While an activity is a unit of work, a task represents the intend to perform an activity when certain conditions are met. The conditions can be dependencies and constraints.

A task has a set of input entities, blocks or consumes a resource, and produces a set of output entities. The input for a task can vary greatly and range from configuration parameters to physical samples. Resources that can be blocked are instruments that are time shared and in most cases consume some type allocations. Other types of consumables can be reactants or solvents. The ‘output’ of a task can vary greatly as well and range from reaction products, metadata about the reaction, to a publishable dataset.

A task has multiple states. It is either ready to be performed, assigned to a performer (as in scheduled), a performer is active**ly performing the work, or the task has been performed either **successful or unsuccessful. Additionally, it can also be suspended, canceled or aborted.

A task depends on the capabilities required by the associated activity. For example, assume the activity is to acquire the spectrum of a given sample, then the task depends on a spectrometer that provides this capability.

Todo

A task can have pre- and post conditions.

A task can have constraints. Constraints are used to express certain requirements of a given task. For example, a computational task can require a certain amount of memory, and constrains the task to systems with at least the required amount of memory. Other possible constrains are the processor architecture, a certain accelerator, number of nodes, etc.

Fig. 115 Task states

Important

A task requires an agent with the capability to execute it. In other words, the task itself has a type, which requires a certain type of controller to execute it. Each task has a controller associated with it.

Note

A task can itself provide a capability

Note

A user wants a bash script executed. To do so a task is created. The task will depend on:

  • the bash script

  • the capability to execute the script (i.e. an infrastructure system with a bash shell)

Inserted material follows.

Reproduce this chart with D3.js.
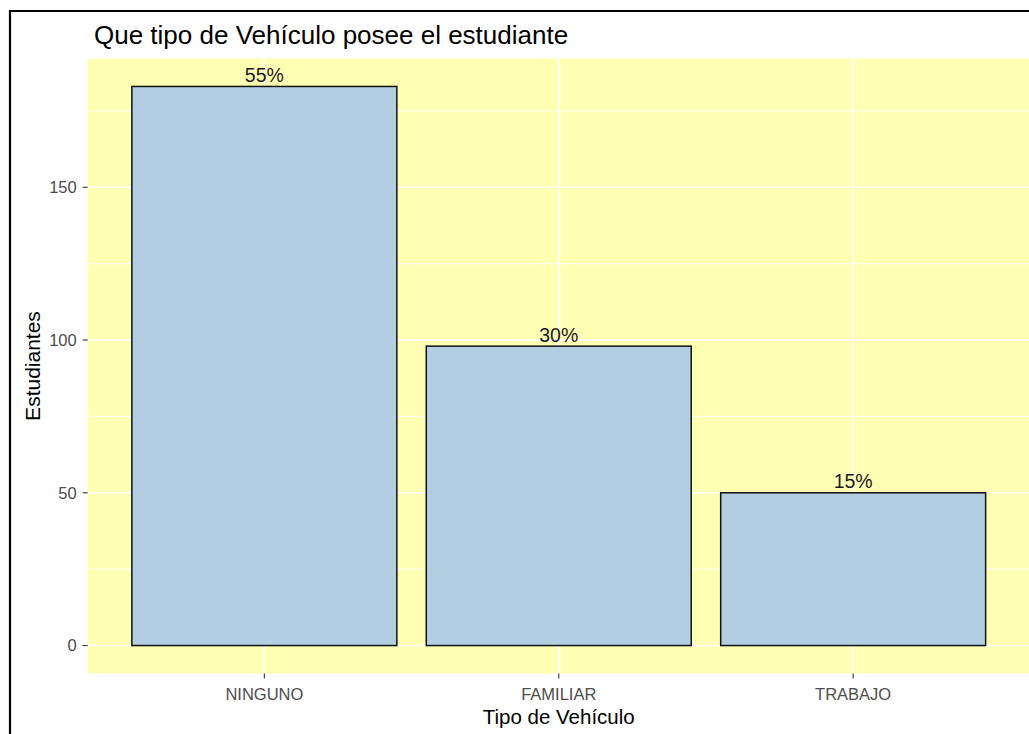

  • any additional constraints or dependencies - dependencies like access to a particular resource (i.e. some input) - constraints like a minimum amount of memory or number of CPU cores

Once an agent that satisfies all dependencies and constraints (and policies?) is available, it will perform the [activity](#intersect:model:activity) of executing the bash script.

Note

The Microscope has capability measure. The Instrument Controller has capability perform.measure. The Instrument Controller has capability configure.instrument. A Compute Controller has capability perform.analyze. The Experiment Controller has the capability perform.experiment. The Experiment requires the capability perform.experiment. The first task in the experiment is perform.measure. This task is performed by the Controller with the capability perform.measure. The second task is to analyze (perform.analyze) the output of the first task. This task is performed by some Controller with the capability perform.analyze.

Data

Data Asset

Is a representation of a singular Object / Entity.

  • as in files (.jpg,.svg, .docx,.sh)

  • JSON Object

  • Database, Table, Row, etc.

Data Set

Is a collection of [Data Assets](#intersect:model:data-asset) that belong together.

Metadata

Metadata objects are used to store additional information about objects. For example, a data asset can have metadata to provide more context.